• Goal of the exercise: All of the material should be reproduced exactly, with pictures left out.

-- Begin Available data --

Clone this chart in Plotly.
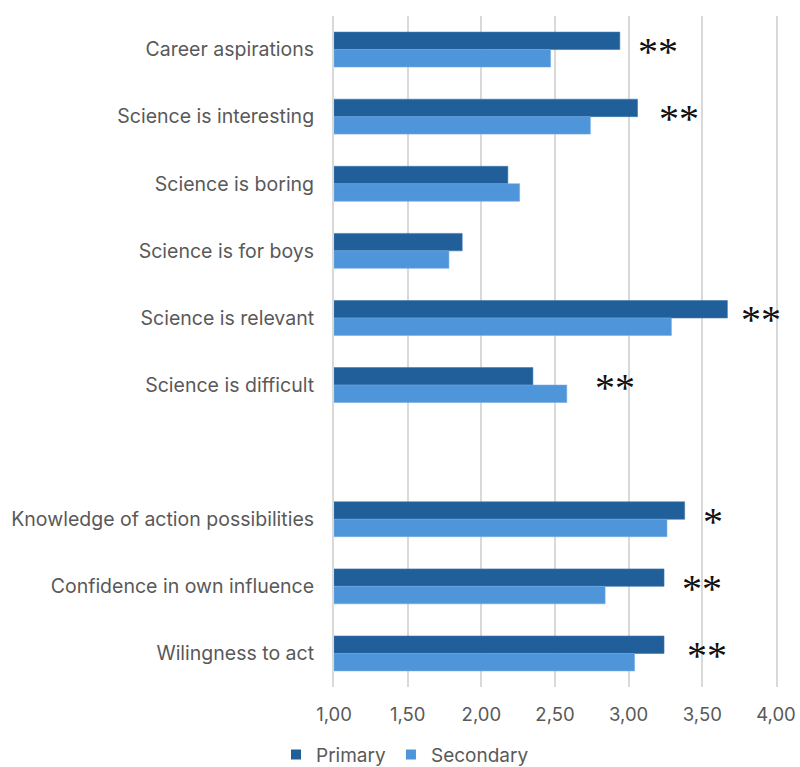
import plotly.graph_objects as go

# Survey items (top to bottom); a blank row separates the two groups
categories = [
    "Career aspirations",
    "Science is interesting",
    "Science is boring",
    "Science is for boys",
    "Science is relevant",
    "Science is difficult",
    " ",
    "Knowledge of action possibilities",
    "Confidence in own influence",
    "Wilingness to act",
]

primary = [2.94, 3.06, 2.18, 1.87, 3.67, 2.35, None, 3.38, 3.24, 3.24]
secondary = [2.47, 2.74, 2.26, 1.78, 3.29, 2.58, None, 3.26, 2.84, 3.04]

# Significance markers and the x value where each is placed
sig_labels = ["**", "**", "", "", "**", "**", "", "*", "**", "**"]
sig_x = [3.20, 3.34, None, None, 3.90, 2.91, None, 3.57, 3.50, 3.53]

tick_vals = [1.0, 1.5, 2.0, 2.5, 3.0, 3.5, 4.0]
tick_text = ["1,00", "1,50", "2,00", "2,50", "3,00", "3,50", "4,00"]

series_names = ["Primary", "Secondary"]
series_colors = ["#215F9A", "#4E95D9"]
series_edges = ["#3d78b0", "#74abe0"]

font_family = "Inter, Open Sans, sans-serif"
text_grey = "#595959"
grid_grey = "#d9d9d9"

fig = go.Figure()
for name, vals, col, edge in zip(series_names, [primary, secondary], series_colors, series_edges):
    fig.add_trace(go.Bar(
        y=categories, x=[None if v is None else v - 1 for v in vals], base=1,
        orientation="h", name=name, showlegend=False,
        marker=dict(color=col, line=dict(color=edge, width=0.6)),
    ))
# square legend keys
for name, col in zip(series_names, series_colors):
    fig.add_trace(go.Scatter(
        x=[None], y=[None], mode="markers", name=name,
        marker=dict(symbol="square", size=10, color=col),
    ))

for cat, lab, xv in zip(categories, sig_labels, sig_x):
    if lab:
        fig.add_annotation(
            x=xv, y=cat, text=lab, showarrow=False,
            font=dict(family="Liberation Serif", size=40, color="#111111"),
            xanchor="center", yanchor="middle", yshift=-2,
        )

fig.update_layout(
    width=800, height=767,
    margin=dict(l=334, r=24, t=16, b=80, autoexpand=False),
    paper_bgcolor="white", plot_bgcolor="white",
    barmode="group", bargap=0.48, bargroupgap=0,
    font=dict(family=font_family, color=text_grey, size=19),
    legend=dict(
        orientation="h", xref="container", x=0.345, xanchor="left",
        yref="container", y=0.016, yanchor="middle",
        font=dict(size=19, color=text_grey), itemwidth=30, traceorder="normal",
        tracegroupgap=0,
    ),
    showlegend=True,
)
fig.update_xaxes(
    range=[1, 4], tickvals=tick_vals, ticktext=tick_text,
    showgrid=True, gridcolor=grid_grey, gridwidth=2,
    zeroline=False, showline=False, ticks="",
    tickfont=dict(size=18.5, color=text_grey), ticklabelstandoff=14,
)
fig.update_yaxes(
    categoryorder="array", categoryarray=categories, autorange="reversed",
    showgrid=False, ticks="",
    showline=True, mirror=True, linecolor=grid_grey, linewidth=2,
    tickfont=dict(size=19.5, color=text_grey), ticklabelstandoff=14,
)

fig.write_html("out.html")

-- End Available data --

• Solution to the exercise:
Clone this chart in Plotly.
import plotly.graph_objects as go

# Survey items (top to bottom); a blank row separates the two groups
categories = [
    "Career aspirations",
    "Science is interesting",
    "Science is boring",
    "Science is for boys",
    "Science is relevant",
    "Science is difficult",
    " ",
    "Knowledge of action possibilities",
    "Confidence in own influence",
    "Wilingness to act",
]

primary = [2.94, 3.06, 2.18, 1.87, 3.67, 2.35, None, 3.38, 3.24, 3.24]
secondary = [2.47, 2.74, 2.26, 1.78, 3.29, 2.58, None, 3.26, 2.84, 3.04]

# Significance markers and the x value where each is placed
sig_labels = ["**", "**", "", "", "**", "**", "", "*", "**", "**"]
sig_x = [3.20, 3.34, None, None, 3.90, 2.91, None, 3.57, 3.50, 3.53]

tick_vals = [1.0, 1.5, 2.0, 2.5, 3.0, 3.5, 4.0]
tick_text = ["1,00", "1,50", "2,00", "2,50", "3,00", "3,50", "4,00"]

series_names = ["Primary", "Secondary"]
series_colors = ["#215F9A", "#4E95D9"]
series_edges = ["#3d78b0", "#74abe0"]

font_family = "Inter, Open Sans, sans-serif"
text_grey = "#595959"
grid_grey = "#d9d9d9"

fig = go.Figure()
for name, vals, col, edge in zip(series_names, [primary, secondary], series_colors, series_edges):
    fig.add_trace(go.Bar(
        y=categories, x=[None if v is None else v - 1 for v in vals], base=1,
        orientation="h", name=name, showlegend=False,
        marker=dict(color=col, line=dict(color=edge, width=0.6)),
    ))
# square legend keys
for name, col in zip(series_names, series_colors):
    fig.add_trace(go.Scatter(
        x=[None], y=[None], mode="markers", name=name,
        marker=dict(symbol="square", size=10, color=col),
    ))

for cat, lab, xv in zip(categories, sig_labels, sig_x):
    if lab:
        fig.add_annotation(
            x=xv, y=cat, text=lab, showarrow=False,
            font=dict(family="Liberation Serif", size=40, color="#111111"),
            xanchor="center", yanchor="middle", yshift=-2,
        )

fig.update_layout(
    width=800, height=767,
    margin=dict(l=334, r=24, t=16, b=80, autoexpand=False),
    paper_bgcolor="white", plot_bgcolor="white",
    barmode="group", bargap=0.48, bargroupgap=0,
    font=dict(family=font_family, color=text_grey, size=19),
    legend=dict(
        orientation="h", xref="container", x=0.345, xanchor="left",
        yref="container", y=0.016, yanchor="middle",
        font=dict(size=19, color=text_grey), itemwidth=30, traceorder="normal",
        tracegroupgap=0,
    ),
    showlegend=True,
)
fig.update_xaxes(
    range=[1, 4], tickvals=tick_vals, ticktext=tick_text,
    showgrid=True, gridcolor=grid_grey, gridwidth=2,
    zeroline=False, showline=False, ticks="",
    tickfont=dict(size=18.5, color=text_grey), ticklabelstandoff=14,
)
fig.update_yaxes(
    categoryorder="array", categoryarray=categories, autorange="reversed",
    showgrid=False, ticks="",
    showline=True, mirror=True, linecolor=grid_grey, linewidth=2,
    tickfont=dict(size=19.5, color=text_grey), ticklabelstandoff=14,
)

fig.write_html("out.html")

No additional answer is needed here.